はじめに:兄弟相続で起こるトラブルの背景
相続トラブルというと「資産家の特殊なケース」と思われがちですが、実際にはどの家庭でも起こりうる問題です。特に兄弟姉妹間の相続は、資産規模の大小に関わらず感情的対立に発展しやすい傾向があります。
その背景には、幼少期からの関係性や過去の出来事、親との関わり方の差など、長年積み重なった感情の歴史があります。加えて「相続=お金と権利の話」という現実が絡むことで、普段は隠れていた感情が表面化しやすくなります。
この記事では、兄弟間の相続でもめる典型的な事例を紹介し、その原因と回避策を解説します。感情のもつれを防ぎ、円満な相続を実現するためのヒントにしてください。
1. 事例①:長男がすべて相続すると決めつけていた
かつての家督相続制度の名残や「長男が家を継ぐもの」という慣習から、親も兄弟も当然のように長男が大半を相続すると思い込んでいるケースがあります。
しかし、現行の民法では相続人間の相続分は平等が原則。長男だからといって自動的に多く相続できるわけではありません。
この思い込みがあるまま遺産分割協議に入ると、「長男優遇」に不満を持つ他の兄弟が反発し、関係が悪化します。親が生前に明確な意思表示をしていない場合、トラブルは避けられません。
2. 事例②:介護をした兄弟としなかった兄弟の温度差
親の介護を長期間担った兄弟は、「その苦労を考慮して多く相続してほしい」と考えることがあります。一方、他の兄弟は「介護は自発的なこと」「金銭で評価するのはおかしい」と感じる場合もあります。
民法には「寄与分」という制度があり、被相続人の財産維持や増加に特別に貢献した相続人は、その分を相続分に上乗せできる可能性があります。
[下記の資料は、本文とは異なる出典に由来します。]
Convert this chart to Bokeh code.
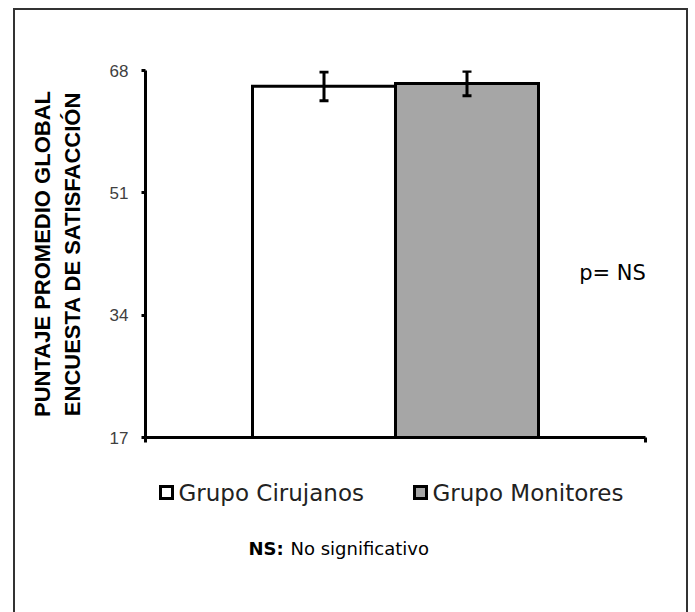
from bokeh.plotting import figure
from bokeh.layouts import column
from bokeh.models import (Range1d, ColumnDataSource, Whisker, TeeHead, FixedTicker, Label)
from bokeh.core.properties import value
from bokeh.embed import file_html
from bokeh.resources import INLINE

groups = ["Grupo Cirujanos", "Grupo Monitores"]
means = [65.8, 66.2]
errors = [2.0, 1.7]
colors = ["#ffffff", "#a6a6a6"]
y_ticks = [17, 34, 51, 68]

bar_w = 0.286
xs = [0.5 - bar_w / 2 + i * bar_w for i in range(len(groups))]

src = ColumnDataSource(dict(
    x=xs, top=means, color=colors, name=groups,
    upper=[m + e for m, e in zip(means, errors)],
    lower=[m - e for m, e in zip(means, errors)],
))

W = 671
p = figure(width=W, height=450, output_backend="svg", toolbar_location=None,
           x_range=Range1d(0, 1), y_range=Range1d(17, 68),
           min_border_left=130, min_border_right=41, min_border_top=60, min_border_bottom=23)
p.outline_line_color = None
p.grid.visible = False

r = p.vbar(x="x", top="top", bottom=17, width=bar_w, source=src,
           fill_color="color", line_color="black", line_width=3, line_join="miter")

w = Whisker(base="x", upper="upper", lower="lower", source=src, level="overlay",
            line_color="black", line_width=3,
            upper_head=TeeHead(size=9, line_width=3, line_color="black"),
            lower_head=TeeHead(size=9, line_width=3, line_color="black"))
p.add_layout(w)

p.add_layout(Label(x=0.934, y=39.9, text="p= NS", text_font="DejaVu Sans",
                   text_font_size="21px", text_color="black",
                   text_align="center", text_baseline="middle"))

# y axis
ya = p.yaxis[0]
ya.ticker = FixedTicker(ticks=y_ticks)
ya.axis_line_width = 3
ya.axis_line_color = "black"
ya.major_tick_line_width = 3
ya.major_tick_out = 4
ya.major_tick_in = 0
ya.minor_tick_line_color = None
ya.major_label_text_font = "Liberation Sans"
ya.major_label_text_font_size = "17px"
ya.major_label_text_color = "#404040"
ya.major_label_standoff = 13
ya.axis_label = "PUNTAJE PROMEDIO GLOBAL\nENCUESTA DE SATISFACCIÓN"
ya.axis_label_text_font = "Liberation Sans"
ya.axis_label_text_font_style = "bold"
ya.axis_label_text_font_size = "22px"
ya.axis_label_text_color = "black"
ya.axis_label_standoff = 22

# x axis
xa = p.xaxis[0]
xa.ticker = FixedTicker(ticks=[0, 1])
xa.axis_line_width = 3
xa.axis_line_color = "black"
xa.major_tick_line_width = 3
xa.major_tick_out = 5
xa.major_tick_in = 0
xa.minor_tick_line_color = None
xa.major_label_text_font_size = "0px"
xa.major_label_text_alpha = 0

# lower panel: legend and note, coordinates in page pixels (y downward)
q = figure(width=W, height=152, output_backend="svg", toolbar_location=None,
           x_range=Range1d(145, 645), y_range=Range1d(612, 460),
           min_border_left=130, min_border_right=41,
           min_border_top=0, min_border_bottom=0)
q.axis.visible = False
q.grid.visible = False
q.outline_line_color = None

leg_x = [166, 420]
leg_y = [492, 492]
lsrc = ColumnDataSource(dict(x=leg_x, y=leg_y, color=colors, name=groups,
                             tx=[lx + 12 for lx in leg_x]))
q.rect(x="x", y="y", width=12, height=12, source=lsrc, fill_color="color",
       line_color="black", line_width=3, line_join="miter")
q.text(x="tx", y="y", text="name", source=lsrc, text_font=value("DejaVu Sans"),
       text_font_size="23px", text_color="#222222", text_baseline="middle",
       text_align="left")

q.add_layout(Label(x=248, y=548, text="NS:", text_font="DejaVu Sans",
                   text_font_style="bold", text_font_size="18px", text_color="black",
                   text_align="left", text_baseline="middle"))
q.add_layout(Label(x=290, y=548, text="No significativo", text_font="DejaVu Sans",
                   text_font_size="18px", text_color="black",
                   text_align="left", text_baseline="middle"))

layout = column(p, q, spacing=0, styles={
    "margin-left": "13px", "margin-top": "8px",
    "border-left": "2px solid #333333", "border-top": "2px solid #333333",
    "border-right": "2px solid #333333"})

open("out.html", "w").write(file_html(layout, INLINE))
しかし、介護が寄与分として認められるかは証拠や評価の難しさから争いになりやすいです。
3. 事例③:遺産の評価に大きなズレがある
不動産や事業用資産など、評価が難しい財産があると、相続人ごとに価値の認識が異なります。 不動産会社の査定額と固定資産税評価額、相続税評価額の違いが混乱を招くこともあります。
例えば「この土地は市場価格で3,000万円以上ある」と考える兄弟と、「路線価評価では2,000万円程度」と主張する兄弟が対立するケースです。評価額が定まらなければ分割案もまとまらず、話し合いが長期化します。
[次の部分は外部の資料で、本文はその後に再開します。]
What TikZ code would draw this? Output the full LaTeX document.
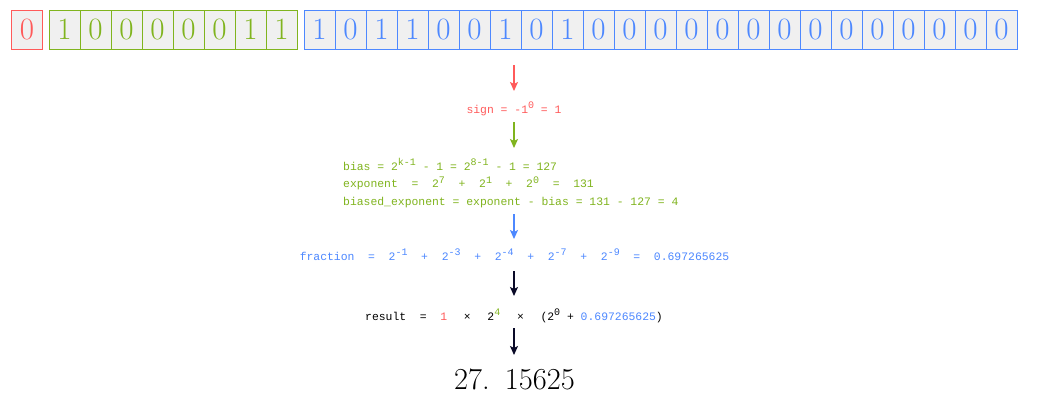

4. 事例④:連絡不足・感情的対立から話し合いが決裂
相続手続きを進める上で、誰か一人が窓口となり連絡を取ることがありますが、情報共有が不十分だと「勝手に進められている」と不信感を招きます。
また、話し合いの場で感情的になり、過去の不満や兄弟間のライバル意識が噴出することも珍しくありません。こうなると冷静な協議は困難になり、弁護士を通じた交渉や家庭裁判所の調停に移行せざるを得なくなります。
5. 事前の対策①:遺言書に配分と理由を明記しておく
親が生前に遺言書を作成し、財産の配分を明確にしておくことは最も有効なトラブル回避策です。単に「○○を相続させる」と書くだけでなく、「なぜその配分にしたのか」という理由も添えることで、兄弟間の納得度が高まります。
特に公正証書遺言で作成すれば、形式不備や紛失リスクを減らせます。
6. 事前の対策②:家族会議・資産状況の共有
元気なうちに家族会議を開き、資産の内容や分割の考え方を共有しておくことも重要です。資産の場所や評価、負債の有無などを事前に明らかにしておけば、相続発生後の調査や疑念を減らせます。
家族会議は一度きりではなく、状況の変化に応じて何度か行うのが理想です。
7. 専門家(弁護士・税理士)の介入で円滑に進める方法
兄弟間の相続がこじれる前、または初期の段階で弁護士や税理士などの専門家を入れることで、感情的対立を最小限にできます。弁護士は法的立場から権利関係や手続きを整理し、税理士は財産評価や税負担のシミュレーションを行います。
第三者が間に入ることで、冷静な話し合いがしやすくなります。
まとめ:感情×お金=最大の火種。冷静な設計と対話が不可欠
兄弟間の相続トラブルは、法律だけでなく感情の問題が深く関わります。事例に共通するのは、情報不足・価値認識の違い・配分の不透明さが争いの引き金になるという点です。
これらを防ぐには、以下の3つが有効です。
- 遺言書で配分と理由を明確化
- 生前の資産共有と家族会議
- 専門家の早期関与
相続は一度こじれると修復が困難です。だからこそ、元気なうちから冷静な設計と対話の場を持ち、「争わない相続」のための準備を進めましょう。